In Iceland, Making Lemonade Out of Ash
One US firm with major operations in Iceland is using the latest incident to bring new visibility to the country's unique capability for hosting remote data center operations that capitalize on Iceland's geo-thermal activity to provide a constant, renewable, and low-cost source of power.
Verne Global is a wholesale data center company that initially established its footprint in Iceland in Keflavik, a site the government of Iceland is actively redeveloping. The availability of renewable hydro-electric power and easy cooling were the immediate benefits to locating in Iceland; and the presence of three major transoceanic cables, providing links to the US and Europe, made communications attractive as well. A lot of those advantages were highlighted in Internet Evolution's documentary on Iceland:
While Iceland's volcanic disruption had a devastating impact on travel in Europe, as the ash cloud floated east, it had virtually no impact on operations in the southwestern portion of Iceland, where Keflavik hosts Verne Global's data center.
"This has allowed us to show how we were prepared, and that the volcano did not affect our operation," says Tate Cantrell, CTO of Verne Global. "Our facilities are built on an old NATO airbase in the southwest corner of the country, well away from any impact by the volcano."
The Verne Global hosting facility is built on 1.5 million year-old bedrock, Cantrell says. In a comparative study using US Geological Survey results, Keflavik's "horizontal ground acceleration" factor proved similar to that of US cities such as Columbia, S.C., or Little Rock, Ark. -- places not known for their volatility.

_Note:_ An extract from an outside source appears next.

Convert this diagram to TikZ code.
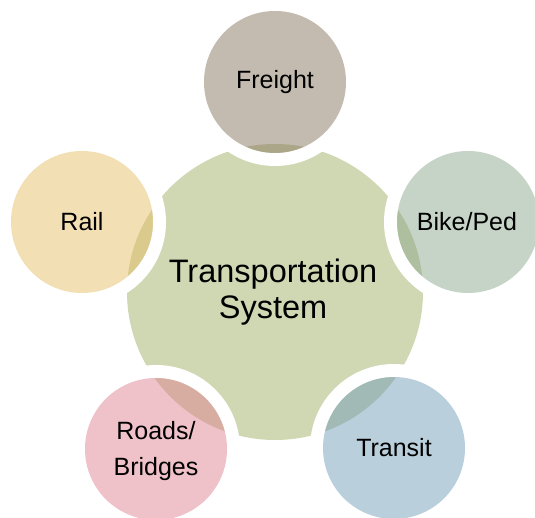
\documentclass[tikz,border=0pt]{standalone}
\usepackage{fontspec}
\setmainfont{Liberation Sans}
\definecolor{cgreen}{RGB}{208,215,179}
\definecolor{cfreight}{RGB}{135,119,95}
\definecolor{crail}{RGB}{229,191,103}
\definecolor{cbike}{RGB}{141,169,143}
\definecolor{croads}{RGB}{223,131,145}
\definecolor{ctransit}{RGB}{117,159,185}
\begin{document}
\begin{tikzpicture}[x=1pt,y=-1pt,
  outerfill/.style={fill=#1,fill opacity=0.5,draw=none},
  gapring/.style={draw=white,line width=13pt},
  outerlabel/.style={font=\fontsize{25}{36}\selectfont,align=center,text=black},
  centerlabel/.style={font=\fontsize{32.5}{36}\selectfont,align=center,text=black}]
\useasboundingbox (0,0) rectangle (535,518);
% central circle
\fill[cgreen] (275,292) circle[radius=148];
% white gaps around outer circles
\foreach \x/\y in {275/82, 82/222, 468/222, 156/449, 394/448}
  \draw[gapring] (\x,\y) circle[radius=77.5];
% outer circles
\fill[outerfill=cfreight] (275,82) circle[radius=71];
\fill[outerfill=crail] (82,222) circle[radius=71];
\fill[outerfill=cbike] (468,222) circle[radius=71];
\fill[outerfill=croads] (156,449) circle[radius=71];
\fill[outerfill=ctransit] (394,448) circle[radius=71];
% labels
\node[centerlabel] (sys) at (273,292) {Transportation\\System};
\node[outerlabel] (freight) at (275,82) {Freight};
\node[outerlabel] (rail) at (82,222) {Rail};
\node[outerlabel] (bike) at (467,222) {Bike/Ped};
\node[outerlabel] (roads) at (156,451) {Roads/\\Bridges};
\node[outerlabel] (transit) at (394,448) {Transit};
\end{tikzpicture}
\end{document}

"We are committed to showing the risk threshold is low, while the opportunity is great," Cantrell says.
That opportunity is based on the much lower cost of electricity in Iceland, where the same geothermal activity that fuels volcanos also produces a renewable energy source that saves more than $1 million a year for every megawatt of server load, based on a five-year contract rate, Cantrell says.
"In terms of [total cost of ownership], even if you factor in the additional costs of transport to Iceland, it's still a win."
This unusual natural disaster also highlighted the need for service providers who are looking to provide cloud computing [ed. note: no pun intended] to diversify their hosting sites, to be prepared for the unexpected, Cantrell contends.
"We have seen the impact in terms of renewed interest in what we are doing. This is an opportunity to promote risk mitigation, by pointing out that no location eliminates all the risk."
As more service providers look to offer cloud-based services, they also are looking for places to host applications that can provide high availability and security, but also low latency, Cantrell says. Verne Global believes the recent addition of transoceanic cables connecting Iceland to both the US and Europe helps meet bandwidth and latency goals.
Verne Global also has worked with the government of Iceland to help develop incentives to bring business to the island, according to Cantrell, and he expects news on that front soon.
To date, European carriers have been the first attracted to hosting their services in Verne Global's data center facilities in Iceland, Cantrell says, in part because Iceland is considered part of Europe, and therefore it's not as big a stretch.
"One of the things we can say is that we have good relationships with carriers' carriers, who are putting their [optical] gear at our site, to provide direct access, with a short hop from the data center onto a wavelength service," Cantrell says. "We do that now for direct connections to London or Copenhagen, but it can work as well to connect to Halifax and from there to Montreal, Boston, or the 60 Hudson St. facility [in New York City]."